Освобождение крестьян, ожидаемое бурно, нетерпеливо, обернулось кровью. Все было не так. Положение оказалось тяжелым, несправедливым, безрадостным. Оскорбленный народ негодовал, противился, угрожал вот-вот взяться за оружие.
Так думали молодые люди, окружавшие Аргиропуло и Заичневского, и пока никто не мешал им так думать. Освобождение русской общественной мысли от ценсурных колодок сделалось их целью. Необходима была правильная собственная типография — чтобы не зависеть от случайных московских литографов.
Тайна затеваемой вольной типографии была не так уж и глубока, переговоры начались, однако перенесены были на осень, поскольку наступили вакации.
Двадцать первого мая Петр Заичневский выехал из Москвы к себе в Орел. Аргиропуло остался в Москве.
Главное, что занимало разъехавшихся студентов, была неудавшаяся крестьянская реформа.

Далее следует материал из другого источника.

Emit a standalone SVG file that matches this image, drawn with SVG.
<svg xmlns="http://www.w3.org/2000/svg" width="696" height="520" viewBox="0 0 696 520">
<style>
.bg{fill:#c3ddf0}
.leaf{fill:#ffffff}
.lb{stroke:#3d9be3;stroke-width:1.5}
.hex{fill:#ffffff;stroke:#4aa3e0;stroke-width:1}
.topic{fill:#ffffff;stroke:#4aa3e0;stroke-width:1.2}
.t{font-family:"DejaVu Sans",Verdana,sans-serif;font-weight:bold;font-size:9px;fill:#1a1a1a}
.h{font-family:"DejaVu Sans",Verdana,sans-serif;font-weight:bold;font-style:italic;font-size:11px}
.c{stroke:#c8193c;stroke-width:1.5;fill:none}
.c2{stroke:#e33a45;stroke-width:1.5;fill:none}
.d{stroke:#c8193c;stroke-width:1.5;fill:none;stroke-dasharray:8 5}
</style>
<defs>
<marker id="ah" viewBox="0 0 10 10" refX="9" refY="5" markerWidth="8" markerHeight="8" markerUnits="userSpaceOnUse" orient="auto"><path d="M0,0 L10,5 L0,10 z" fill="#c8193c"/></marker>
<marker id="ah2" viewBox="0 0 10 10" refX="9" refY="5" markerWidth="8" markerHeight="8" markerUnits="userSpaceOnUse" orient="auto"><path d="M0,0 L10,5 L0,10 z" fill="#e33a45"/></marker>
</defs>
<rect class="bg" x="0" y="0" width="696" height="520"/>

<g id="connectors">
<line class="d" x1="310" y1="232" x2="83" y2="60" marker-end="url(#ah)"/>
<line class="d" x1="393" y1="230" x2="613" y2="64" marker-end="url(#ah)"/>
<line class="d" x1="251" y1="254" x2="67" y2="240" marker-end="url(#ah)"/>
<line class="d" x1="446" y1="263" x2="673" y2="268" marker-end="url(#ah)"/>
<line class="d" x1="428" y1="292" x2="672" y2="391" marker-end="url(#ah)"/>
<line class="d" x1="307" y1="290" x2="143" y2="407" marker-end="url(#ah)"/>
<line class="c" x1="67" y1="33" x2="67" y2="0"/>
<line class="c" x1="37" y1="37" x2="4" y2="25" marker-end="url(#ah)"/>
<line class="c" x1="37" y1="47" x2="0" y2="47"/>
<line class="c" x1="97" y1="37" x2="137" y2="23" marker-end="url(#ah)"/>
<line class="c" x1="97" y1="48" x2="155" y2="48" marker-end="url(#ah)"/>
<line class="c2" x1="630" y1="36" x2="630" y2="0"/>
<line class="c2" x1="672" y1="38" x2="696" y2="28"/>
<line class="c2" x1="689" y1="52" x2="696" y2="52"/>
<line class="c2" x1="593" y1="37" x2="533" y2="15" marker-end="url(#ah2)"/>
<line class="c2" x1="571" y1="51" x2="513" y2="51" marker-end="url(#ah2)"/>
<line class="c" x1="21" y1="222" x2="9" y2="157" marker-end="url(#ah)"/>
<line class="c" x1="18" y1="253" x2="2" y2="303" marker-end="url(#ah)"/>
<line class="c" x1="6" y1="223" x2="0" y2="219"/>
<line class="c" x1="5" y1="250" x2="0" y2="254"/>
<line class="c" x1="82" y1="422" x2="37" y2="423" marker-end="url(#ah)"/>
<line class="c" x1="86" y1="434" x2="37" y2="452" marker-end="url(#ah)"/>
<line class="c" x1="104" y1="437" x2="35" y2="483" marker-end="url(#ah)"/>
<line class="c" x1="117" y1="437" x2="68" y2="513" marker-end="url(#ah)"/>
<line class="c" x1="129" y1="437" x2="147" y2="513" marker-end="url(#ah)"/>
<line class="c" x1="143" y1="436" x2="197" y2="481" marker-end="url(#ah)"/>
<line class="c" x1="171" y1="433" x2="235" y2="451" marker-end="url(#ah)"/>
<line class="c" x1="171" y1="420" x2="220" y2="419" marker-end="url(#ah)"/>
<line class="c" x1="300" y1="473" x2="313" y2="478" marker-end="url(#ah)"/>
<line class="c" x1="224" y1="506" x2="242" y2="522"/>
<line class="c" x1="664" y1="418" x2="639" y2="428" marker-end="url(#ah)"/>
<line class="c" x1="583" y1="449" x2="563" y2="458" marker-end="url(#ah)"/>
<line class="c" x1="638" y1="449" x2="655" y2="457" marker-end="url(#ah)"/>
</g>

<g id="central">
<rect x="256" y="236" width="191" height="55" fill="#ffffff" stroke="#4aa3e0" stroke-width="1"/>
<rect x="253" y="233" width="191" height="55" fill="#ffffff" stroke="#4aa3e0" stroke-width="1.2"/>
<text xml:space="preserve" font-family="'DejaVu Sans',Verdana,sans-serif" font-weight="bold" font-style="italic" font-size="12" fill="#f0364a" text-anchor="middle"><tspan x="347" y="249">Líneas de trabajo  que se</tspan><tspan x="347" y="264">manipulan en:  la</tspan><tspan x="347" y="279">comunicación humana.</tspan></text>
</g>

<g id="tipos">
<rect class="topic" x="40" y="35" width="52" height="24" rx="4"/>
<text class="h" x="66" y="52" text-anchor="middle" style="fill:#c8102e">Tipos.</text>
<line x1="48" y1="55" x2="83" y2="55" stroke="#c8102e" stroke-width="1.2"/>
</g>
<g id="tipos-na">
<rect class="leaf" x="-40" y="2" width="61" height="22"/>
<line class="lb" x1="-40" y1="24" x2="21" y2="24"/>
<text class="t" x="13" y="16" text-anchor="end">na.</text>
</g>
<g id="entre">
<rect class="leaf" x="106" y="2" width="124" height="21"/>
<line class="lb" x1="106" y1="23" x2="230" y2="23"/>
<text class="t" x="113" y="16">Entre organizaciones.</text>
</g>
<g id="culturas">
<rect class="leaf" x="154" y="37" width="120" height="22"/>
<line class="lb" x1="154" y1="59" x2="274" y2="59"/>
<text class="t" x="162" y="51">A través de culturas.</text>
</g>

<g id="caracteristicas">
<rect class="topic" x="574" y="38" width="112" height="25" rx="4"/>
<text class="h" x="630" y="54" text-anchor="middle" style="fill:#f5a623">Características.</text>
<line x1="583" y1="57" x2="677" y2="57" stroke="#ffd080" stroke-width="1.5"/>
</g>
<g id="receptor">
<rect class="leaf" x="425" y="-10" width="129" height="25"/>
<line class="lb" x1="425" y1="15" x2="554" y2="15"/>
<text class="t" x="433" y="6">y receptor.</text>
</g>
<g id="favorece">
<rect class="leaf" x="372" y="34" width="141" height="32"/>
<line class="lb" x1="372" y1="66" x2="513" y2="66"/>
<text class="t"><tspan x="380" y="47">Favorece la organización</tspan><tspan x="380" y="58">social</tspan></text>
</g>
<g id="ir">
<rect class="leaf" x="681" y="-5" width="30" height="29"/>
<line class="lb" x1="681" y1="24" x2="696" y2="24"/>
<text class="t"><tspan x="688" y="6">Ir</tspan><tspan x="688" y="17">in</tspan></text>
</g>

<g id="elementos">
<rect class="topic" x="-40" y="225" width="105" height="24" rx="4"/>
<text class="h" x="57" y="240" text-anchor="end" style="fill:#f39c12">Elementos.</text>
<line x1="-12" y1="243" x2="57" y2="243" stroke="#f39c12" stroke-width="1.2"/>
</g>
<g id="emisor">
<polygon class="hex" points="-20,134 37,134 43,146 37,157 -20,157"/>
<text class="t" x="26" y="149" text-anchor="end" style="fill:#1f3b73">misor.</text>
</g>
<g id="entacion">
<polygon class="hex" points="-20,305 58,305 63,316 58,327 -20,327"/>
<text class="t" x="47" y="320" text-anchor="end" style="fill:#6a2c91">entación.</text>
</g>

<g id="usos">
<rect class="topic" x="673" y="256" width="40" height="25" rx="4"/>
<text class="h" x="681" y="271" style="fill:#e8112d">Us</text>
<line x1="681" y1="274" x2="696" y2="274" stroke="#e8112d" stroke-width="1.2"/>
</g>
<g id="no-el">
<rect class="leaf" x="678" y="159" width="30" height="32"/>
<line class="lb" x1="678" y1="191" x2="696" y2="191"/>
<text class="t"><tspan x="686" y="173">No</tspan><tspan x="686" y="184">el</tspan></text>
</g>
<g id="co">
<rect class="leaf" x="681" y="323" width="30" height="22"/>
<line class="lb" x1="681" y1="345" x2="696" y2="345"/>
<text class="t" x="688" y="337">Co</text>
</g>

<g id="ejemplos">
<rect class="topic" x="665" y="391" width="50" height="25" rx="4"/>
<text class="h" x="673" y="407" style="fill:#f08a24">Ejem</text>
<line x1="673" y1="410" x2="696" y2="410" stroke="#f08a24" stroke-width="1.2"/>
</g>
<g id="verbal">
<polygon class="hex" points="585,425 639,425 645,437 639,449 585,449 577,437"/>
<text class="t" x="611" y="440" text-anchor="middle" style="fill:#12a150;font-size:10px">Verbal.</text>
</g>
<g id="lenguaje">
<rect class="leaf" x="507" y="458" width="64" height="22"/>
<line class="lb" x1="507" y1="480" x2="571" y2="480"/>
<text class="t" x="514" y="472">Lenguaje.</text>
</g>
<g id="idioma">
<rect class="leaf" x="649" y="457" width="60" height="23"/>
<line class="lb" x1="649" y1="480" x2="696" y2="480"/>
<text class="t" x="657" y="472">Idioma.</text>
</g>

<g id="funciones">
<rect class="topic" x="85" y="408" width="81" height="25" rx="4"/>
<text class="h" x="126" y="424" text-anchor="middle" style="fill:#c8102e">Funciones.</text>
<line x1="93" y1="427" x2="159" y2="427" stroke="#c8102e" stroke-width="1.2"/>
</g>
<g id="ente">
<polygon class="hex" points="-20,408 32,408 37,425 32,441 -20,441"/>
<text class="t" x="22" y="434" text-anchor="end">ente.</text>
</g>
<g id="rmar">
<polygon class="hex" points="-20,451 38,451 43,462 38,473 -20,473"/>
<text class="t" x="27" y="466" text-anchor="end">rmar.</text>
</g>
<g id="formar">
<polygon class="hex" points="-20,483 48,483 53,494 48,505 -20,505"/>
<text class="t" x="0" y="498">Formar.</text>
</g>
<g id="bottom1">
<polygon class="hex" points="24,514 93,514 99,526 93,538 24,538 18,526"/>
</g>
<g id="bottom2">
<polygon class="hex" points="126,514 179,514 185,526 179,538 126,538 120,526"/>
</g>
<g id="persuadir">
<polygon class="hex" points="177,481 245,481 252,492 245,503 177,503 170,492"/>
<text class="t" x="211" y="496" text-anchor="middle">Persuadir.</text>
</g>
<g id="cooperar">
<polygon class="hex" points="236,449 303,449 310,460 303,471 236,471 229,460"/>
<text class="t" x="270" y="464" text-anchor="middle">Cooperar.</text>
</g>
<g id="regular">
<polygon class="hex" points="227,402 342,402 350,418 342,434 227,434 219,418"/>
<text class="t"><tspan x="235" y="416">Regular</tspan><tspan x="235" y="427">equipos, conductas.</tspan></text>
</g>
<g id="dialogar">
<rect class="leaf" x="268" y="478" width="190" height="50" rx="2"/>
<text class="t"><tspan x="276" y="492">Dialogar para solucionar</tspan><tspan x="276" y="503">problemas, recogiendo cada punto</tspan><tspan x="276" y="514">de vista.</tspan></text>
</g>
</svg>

Говорили, министр внутренних дел докладывал царю о крестьянских волнениях и было тех волнений, по слухам, кроме Безднинского, множество и что в иных местах взвивался над мужиками красный флаг социализма.
Московский обер-полицмейстер — московскому генерал-губернатору:
«Получено мною сведение, что выехавший на днях отсюда Орловской губернии, Орловского уезда, в имение своего отца помещика Заичневского, студент здешнего университета Петр Григорьев Заичневский намерен распространять мнение в народе, и первее всего в именин своего отца, что вся земля помещиков принадлежит бывшим их крестьянам, вышедшим из крепостной зависимости».

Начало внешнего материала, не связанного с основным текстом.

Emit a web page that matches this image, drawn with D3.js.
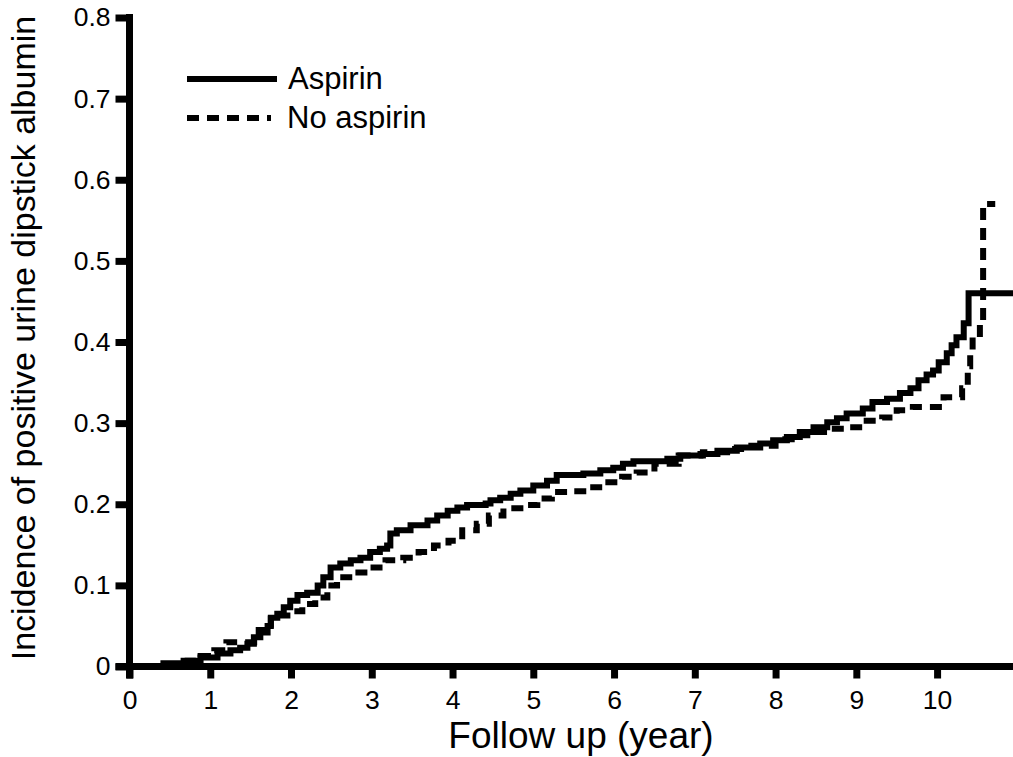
<!DOCTYPE html>
<html>
<head>
<meta charset="utf-8">
<script src="https://cdn.jsdelivr.net/npm/d3@7"></script>
<style>
  body { margin: 0; background: #fff; }
  text { font-family: "Liberation Sans", Arial, sans-serif; fill: #000; }
</style>
</head>
<body>
<svg width="1013" height="757"></svg>
<script>
// cumulative incidence (step curves)
const aspirinTime = [0, 0.42, 0.67, 0.88, 1.09, 1.25, 1.37, 1.46, 1.54, 1.62, 1.71, 1.75, 1.83, 1.91, 1.99, 2.08, 2.2, 2.33,
  2.4, 2.49, 2.61, 2.74, 2.86, 2.98, 3.1, 3.19, 3.23, 3.31, 3.48, 3.69, 3.81, 3.94, 4.06, 4.18, 4.41, 4.47, 4.59, 4.72,
  4.84, 5.0, 5.17, 5.29, 5.62, 5.83, 5.99, 6.11, 6.24, 6.66, 6.82, 7.07, 7.28, 7.52, 7.81, 7.97, 8.14, 8.3, 8.47, 8.64,
  8.76, 8.88, 9.08, 9.2, 9.38, 9.54, 9.67, 9.77, 9.87, 9.95, 10.02, 10.12, 10.18, 10.24, 10.33, 10.39, 10.94];
const aspirinValue = [0, 0.004, 0.007, 0.011, 0.016, 0.02, 0.023, 0.028, 0.036, 0.042, 0.05, 0.06, 0.065, 0.073, 0.081,
  0.088, 0.091, 0.1, 0.11, 0.122, 0.127, 0.131, 0.134, 0.141, 0.145, 0.149, 0.164, 0.168, 0.174, 0.18, 0.186, 0.192,
  0.196, 0.199, 0.201, 0.205, 0.208, 0.213, 0.217, 0.223, 0.229, 0.236, 0.238, 0.242, 0.245, 0.25, 0.253, 0.256, 0.26,
  0.262, 0.266, 0.27, 0.275, 0.279, 0.283, 0.289, 0.295, 0.301, 0.306, 0.312, 0.318, 0.326, 0.33, 0.337, 0.343, 0.353,
  0.36, 0.365, 0.375, 0.386, 0.396, 0.406, 0.423, 0.46, 0.46];

const noAspirinTime = [0, 0.5, 0.72, 0.88, 1.05, 1.2, 1.45, 1.6, 1.75, 2.0, 2.14, 2.3, 2.45, 2.57, 2.77, 2.98, 3.17,
  3.39, 3.58, 3.77, 3.95, 4.12, 4.3, 4.45, 4.63, 4.84, 5.05, 5.23, 5.48, 5.68, 5.89, 6.1, 6.28, 6.5, 6.8, 7.1, 7.4,
  7.7, 8.0, 8.2, 8.43, 8.65, 8.9, 9.08, 9.32, 9.5, 9.7, 10.08, 10.31, 10.38, 10.41, 10.44, 10.53, 10.57, 10.72];
const noAspirinValue = [0, 0.003, 0.007, 0.013, 0.02, 0.03, 0.03, 0.045, 0.063, 0.068, 0.077, 0.085, 0.1, 0.11, 0.116,
  0.122, 0.131, 0.134, 0.141, 0.149, 0.155, 0.168, 0.176, 0.186, 0.195, 0.199, 0.207, 0.215, 0.216, 0.221, 0.227,
  0.234, 0.239, 0.25, 0.26, 0.264, 0.268, 0.272, 0.28, 0.285, 0.289, 0.293, 0.295, 0.303, 0.307, 0.316, 0.32, 0.332,
  0.343, 0.37, 0.39, 0.41, 0.425, 0.57, 0.57];

const xTicks = [0, 1, 2, 3, 4, 5, 6, 7, 8, 9, 10];
const yTicks = [0, 0.1, 0.2, 0.3, 0.4, 0.5, 0.6, 0.7, 0.8];
const yTickLabels = ["0", "0.1", "0.2", "0.3", "0.4", "0.5", "0.6", "0.7", "0.8"];
const seriesNames = ["Aspirin", "No aspirin"];

const svg = d3.select("svg");
const AXIS_W = 7;

const x = d3.scaleLinear().domain([0, 10.94]).range([129.5, 1013]);
const y = d3.scaleLinear().domain([0, 0.8]).range([666.5, 17.5]);

const line = d3.line()
    .x(d => x(d[0]))
    .y(d => y(d[1]))
    .curve(d3.curveStepAfter);

const series = [
    { name: seriesNames[0], pts: d3.zip(aspirinTime, aspirinValue), dash: null },
    { name: seriesNames[1], pts: d3.zip(noAspirinTime, noAspirinValue), dash: "12,8" }
];

// curves
svg.append("g")
    .selectAll("path")
    .data(series)
    .enter().append("path")
        .attr("d", d => line(d.pts))
        .attr("fill", "none")
        .attr("stroke", "#000")
        .attr("stroke-width", 6)
        .attr("stroke-dasharray", d => d.dash);

// y axis
const gy = svg.append("g")
    .attr("transform", `translate(${x(0)},0)`)
    .call(d3.axisLeft(y)
        .tickValues(yTicks)
        .tickFormat((d, i) => yTickLabels[i])
        .tickSize(14)
        .tickSizeOuter(0)
        .tickPadding(5));
gy.select(".domain").remove();
gy.append("line")
    .attr("x1", 0).attr("x2", 0)
    .attr("y1", y(0.8) - AXIS_W / 2).attr("y2", y(0) + 12)
    .attr("stroke", "#000").attr("stroke-width", AXIS_W);
gy.selectAll(".tick line").attr("stroke-width", AXIS_W);
gy.selectAll(".tick text")
    .attr("font-size", 26.5)
    .attr("font-family", "Liberation Sans, Arial, sans-serif");

// x axis
const gx = svg.append("g")
    .attr("transform", `translate(0,${y(0)})`)
    .call(d3.axisBottom(x)
        .tickValues(xTicks)
        .tickSize(12)
        .tickSizeOuter(0)
        .tickPadding(12));
gx.select(".domain").remove();
gx.append("line")
    .attr("x1", x(0) - 14).attr("x2", 1013)
    .attr("y1", 0).attr("y2", 0)
    .attr("stroke", "#000").attr("stroke-width", AXIS_W);
gx.selectAll(".tick line").attr("stroke-width", AXIS_W);
gx.selectAll(".tick text")
    .attr("font-size", 26.5)
    .attr("font-family", "Liberation Sans, Arial, sans-serif");

// axis titles
svg.append("text")
    .attr("x", 581)
    .attr("y", 748)
    .attr("text-anchor", "middle")
    .attr("font-size", 37)
    .text("Follow up (year)");

svg.append("text")
    .attr("transform", "translate(35,338) rotate(-90)")
    .attr("text-anchor", "middle")
    .attr("font-size", 34)
    .text("Incidence of positive urine dipstick albumin");

// legend
const legend = svg.append("g")
    .selectAll("g")
    .data(series)
    .enter().append("g")
        .attr("transform", (d, i) => `translate(187,${79 + i * 39})`);
legend.append("line")
    .attr("x1", 0).attr("x2", d => d.dash ? 84 : 90)
    .attr("stroke", "#000")
    .attr("stroke-width", 6)
    .attr("stroke-dasharray", d => d.dash);
legend.append("text")
    .attr("x", d => d.dash ? 100 : 101)
    .attr("y", 10)
    .attr("font-size", 31)
    .text(d => d.name);
</script>
</body>
</html>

Лошади скакали бодро (четверка цугом) по накатанному тракту, пассажиры в колымаге разговаривали как старые знакомцы, что случается только в пути — здрасьте, не желаете ли с краю, так вам будет удобнее, прекрасная погода, не правда ли? Никто не знал ничьих имен, обходились «сударем» и «сударыней». Петр Заичневский в красной косоворотке, в брезентовом пыльнике, в высоком картузе похож был на степного помещика. Молодость (редкий пушок вокруг толстоватых губ) подчеркивала, что помещик сей только что обрел наследство, однако приучен к хозяйству сызмальства. Должно быть, ездил в Москву, выбравшись из дальней своей глубины по делам. Сидел он спиною к кучеру рядом с молодым военным, прямым, как аршин (даже подпрыгивал на ухабах, как деревянный).
Старик в седых бакенбардах а ля государь, рядом две дамы — постарше и помоложе, должно быть жена и дочь, спросил Заичневского, прокашлявшись:
— Большим ли имением изволите владеть?.. Пардон, из-во-ли-ли…

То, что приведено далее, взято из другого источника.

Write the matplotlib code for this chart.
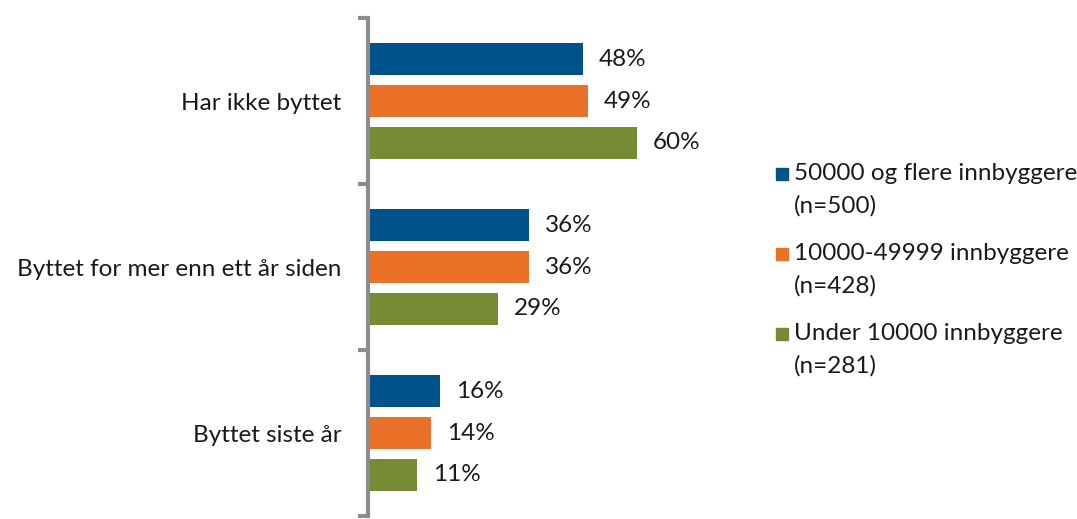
import numpy as np
import matplotlib.pyplot as plt
from matplotlib.patches import Rectangle

categories = ['Har ikke byttet', 'Byttet for mer enn ett år siden', 'Byttet siste år']
series = ['50000 og flere innbyggere\n(n=500)',
          '10000-49999 innbyggere\n(n=428)',
          'Under 10000 innbyggere\n(n=281)']
values = [
    [48, 36, 16],
    [49, 36, 14],
    [60, 29, 11],
]
colors = ['#00538a', '#ec7128', '#778b35']

plt.rcParams['font.family'] = ['Lato', 'DejaVu Sans']
W, H = 1077, 519
FS = 17.5

fig = plt.figure(figsize=(W / 100, H / 100), dpi=100)
# axes placed in pixel terms: left 368, top 18, bottom 516
ax = fig.add_axes([368 / W, 3 / H, 313.6 / W, 498 / H])

y = np.arange(len(categories))
offsets = [-0.253, 0, 0.253]
h = 0.193
for i, (vals, c) in enumerate(zip(values, colors)):
    bars = ax.barh(y + offsets[i], vals, height=h, color=c, label=series[i])
    for b, v in zip(bars, vals):
        ax.text(v + 3.6, b.get_y() + b.get_height() / 2, f'{v}%',
                va='center', ha='left', fontsize=FS, color='#1a1a1a')

ax.set_xlim(0, 70)
ax.set_ylim(2.5, -0.5)
ax.set_yticks(y)
ax.set_yticklabels(categories, fontsize=FS, color='#1a1a1a')
ax.set_yticks([-0.5, 0.5, 1.5, 2.5], minor=True)
ax.tick_params(axis='y', which='major', length=0, pad=19)
ax.tick_params(axis='y', which='minor', length=7, width=3, color='#8c8c8c')
ax.set_xticks([])
for s in ['top', 'right', 'bottom']:
    ax.spines[s].set_visible(False)
ax.spines['left'].set_color('#8c8c8c')
ax.spines['left'].set_linewidth(3)

# legend drawn by hand so the square sits beside the first line of each entry
for i, (lab, c) in enumerate(zip(series, colors)):
    yc = 174 + 80 * i
    fig.patches.append(Rectangle((776 / W, 1 - (yc + 6) / H), 12 / W, 12 / H,
                                 transform=fig.transFigure, color=c))
    first, second = lab.split('\n')
    fig.text(794 / W, 1 - yc / H, first, fontsize=FS, va='center', ha='left', color='#1a1a1a')
    fig.text(794 / W, 1 - (yc + 32) / H, second, fontsize=FS, va='center', ha='left', color='#1a1a1a')

fig.savefig('out.png', dpi=100)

В этом по слогам сказанном слове было достаточно язвительности, чтобы уразуметь отношение старика к крестьянской реформе. Заичневский рассмеялся!
— Никаким! Все мужикам отдал!
— Да-с? — помрачнел старик. — То-то я смотрю, на вас красная рубаха…
Девица отвернулась, Заичневский заметил румянец под дорожным капором и скрытую улыбку уголка рта. Он уже привыкал к разговорам отцов взрослых дочерей, невест, и это вызывало в нем самозащитительного веселья более, чем требовали приличия. Военный еще за Серпуховской заставой сказался женатым, старик потерял к нему интерес.
— А вы, сударыня, — спросил девицу Заичневский, — какого мнения об освободительном манифесте?
Девица вспыхнула ярче, не ответила, старик же сказал:
— Покудова особа эта — в родительской воле… И воспитана, знаете ли, в старых порядках…
— Ну да это ведь — как случится!
— Что-с? Как это — случится?
— Да так! Россия становится на новый путь, а ваша дочь достаточно молода, чтоб и на ее долю выпали новшества! Не так ли, сударыня?
Девица наконец повернулась, посмотрела на Заичневского печально, несколько напуганно, но превозмогла себя, краснея болезненно:
— Не знаю, что вы имеете в виду…
Колымага взобралась на бугор, откуда виделся ужо город Подольск, кресты золотились солнцем. Заезжий двор расположился тотчас за бугром, лошади остановились привычно. Можно было прогуляться. Заичневский соскочил на мягкую землю, на чистую майскую травку.
Внизу, в полуверсте, вокруг невысокого строения толпились мужики. Толпы такие теперь были привычны — должно быть, собрались слушать посредников.